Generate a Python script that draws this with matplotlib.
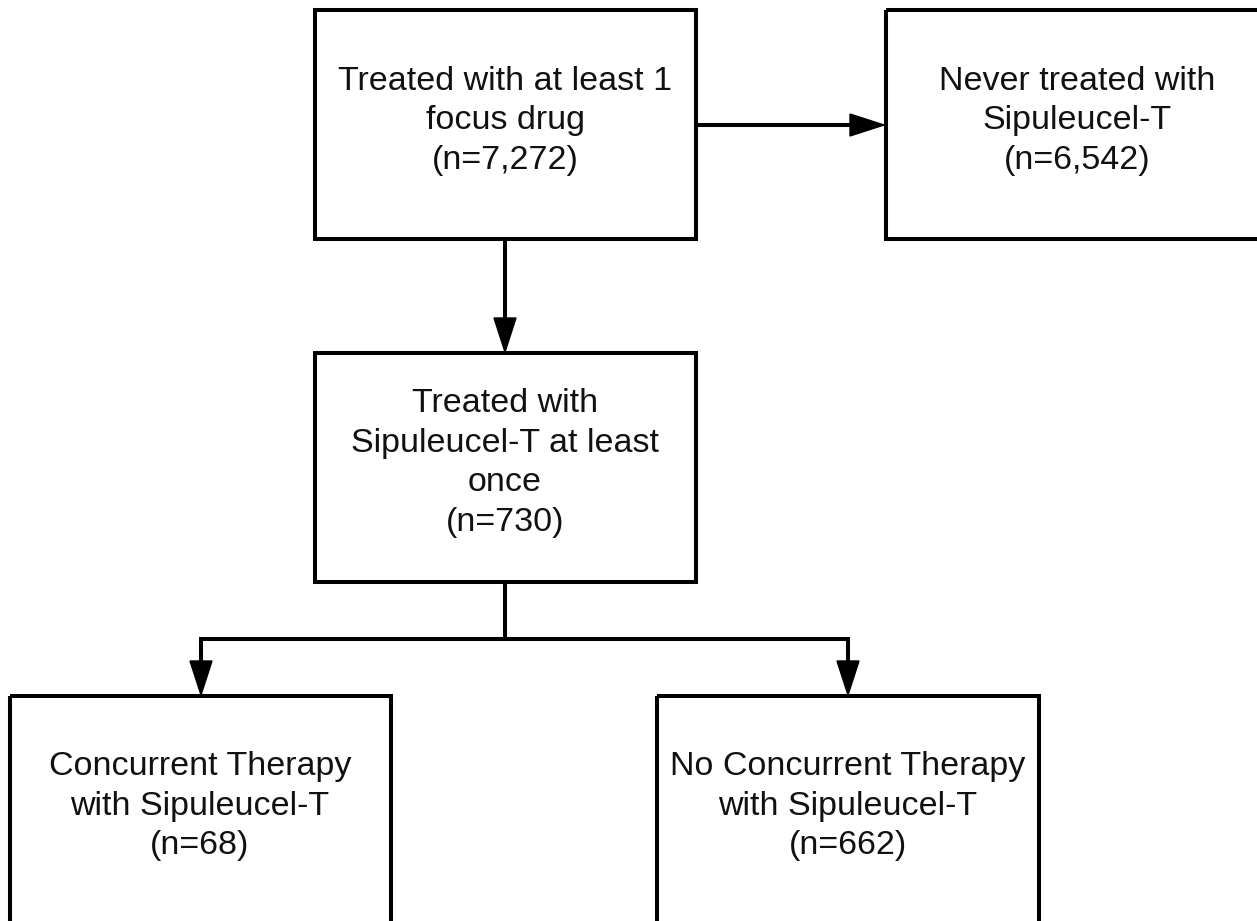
import matplotlib
matplotlib.use("Agg")
import matplotlib.pyplot as plt
from matplotlib.patches import Rectangle, Polygon

plt.rcParams['font.family'] = ['Liberation Sans', 'DejaVu Sans']

# Box labels (data)
labels = [
    "Treated with at least 1\nfocus drug\n(n=7,272)",
    "Never treated with\nSipuleucel-T\n(n=6,542)",
    "Treated with\nSipuleucel-T at least\nonce\n(n=730)",
    "Concurrent Therapy\nwith Sipuleucel-T\n(n=68)",
    "No Concurrent Therapy\nwith Sipuleucel-T\n(n=662)",
]
# Box layout in pixel coords: (x0, y0, x1, y1), text centre (x, y)
boxes = [
    (315, 10, 696, 239),
    (886, 10, 1275, 239),
    (315, 353, 696, 582),
    (10, 696, 391, 960),
    (657, 696, 1039, 960),
]
text_pos = [(505, 121), (1077, 121), (505, 463), (200, 806), (848, 806)]

W, H = 1257, 921
fig = plt.figure(figsize=(W / 100, H / 100), dpi=100)
ax = fig.add_axes([0, 0, 1, 1])
ax.set_xlim(0, W)
ax.set_ylim(H, 0)
ax.axis('off')

LW = 2.9
for (x0, y0, x1, y1), (tx, ty), lab in zip(boxes, text_pos, labels):
    ax.add_patch(Rectangle((x0, y0), x1 - x0, y1 - y0, fill=False,
                           edgecolor='black', lw=LW, joinstyle='miter'))
    ax.text(tx, ty, lab, ha='center', va='center', fontsize=24.5,
            linespacing=1.37, color='#111111')

def line(xs, ys):
    ax.plot(xs, ys, color='black', lw=LW, solid_capstyle='projecting',
            solid_joinstyle='miter')

def head(x, y, direction):
    L, hw = 34, 11
    if direction == 'right':
        pts = [(x, y), (x - L, y - hw), (x - L, y + hw)]
    else:  # down
        pts = [(x, y), (x - hw, y - L), (x + hw, y - L)]
    ax.add_patch(Polygon(pts, closed=True, facecolor='black', edgecolor='black', lw=1))

# connectors
line([697, 860], [125, 125]); head(884, 125, 'right')
line([505, 505], [240, 330]); head(505, 352, 'down')
line([201, 201, 848, 848], [672, 639, 639, 672])
line([505, 505], [583, 639])
head(201, 695, 'down')
head(848, 695, 'down')

fig.savefig('out.png', dpi=100)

------------------------------------------------------------

# AIM OF THE EXERCISE:
Give an exact copy of the material, leaving out every picture.

# COMPLETE OUTPUT:
Generate a Python script that draws this with matplotlib.
import matplotlib
matplotlib.use("Agg")
import matplotlib.pyplot as plt
from matplotlib.patches import Rectangle, Polygon

plt.rcParams['font.family'] = ['Liberation Sans', 'DejaVu Sans']

# Box labels (data)
labels = [
    "Treated with at least 1\nfocus drug\n(n=7,272)",
    "Never treated with\nSipuleucel-T\n(n=6,542)",
    "Treated with\nSipuleucel-T at least\nonce\n(n=730)",
    "Concurrent Therapy\nwith Sipuleucel-T\n(n=68)",
    "No Concurrent Therapy\nwith Sipuleucel-T\n(n=662)",
]
# Box layout in pixel coords: (x0, y0, x1, y1), text centre (x, y)
boxes = [
    (315, 10, 696, 239),
    (886, 10, 1275, 239),
    (315, 353, 696, 582),
    (10, 696, 391, 960),
    (657, 696, 1039, 960),
]
text_pos = [(505, 121), (1077, 121), (505, 463), (200, 806), (848, 806)]

W, H = 1257, 921
fig = plt.figure(figsize=(W / 100, H / 100), dpi=100)
ax = fig.add_axes([0, 0, 1, 1])
ax.set_xlim(0, W)
ax.set_ylim(H, 0)
ax.axis('off')

LW = 2.9
for (x0, y0, x1, y1), (tx, ty), lab in zip(boxes, text_pos, labels):
    ax.add_patch(Rectangle((x0, y0), x1 - x0, y1 - y0, fill=False,
                           edgecolor='black', lw=LW, joinstyle='miter'))
    ax.text(tx, ty, lab, ha='center', va='center', fontsize=24.5,
            linespacing=1.37, color='#111111')

def line(xs, ys):
    ax.plot(xs, ys, color='black', lw=LW, solid_capstyle='projecting',
            solid_joinstyle='miter')

def head(x, y, direction):
    L, hw = 34, 11
    if direction == 'right':
        pts = [(x, y), (x - L, y - hw), (x - L, y + hw)]
    else:  # down
        pts = [(x, y), (x - hw, y - L), (x + hw, y - L)]
    ax.add_patch(Polygon(pts, closed=True, facecolor='black', edgecolor='black', lw=1))

# connectors
line([697, 860], [125, 125]); head(884, 125, 'right')
line([505, 505], [240, 330]); head(505, 352, 'down')
line([201, 201, 848, 848], [672, 639, 639, 672])
line([505, 505], [583, 639])
head(201, 695, 'down')
head(848, 695, 'down')

fig.savefig('out.png', dpi=100)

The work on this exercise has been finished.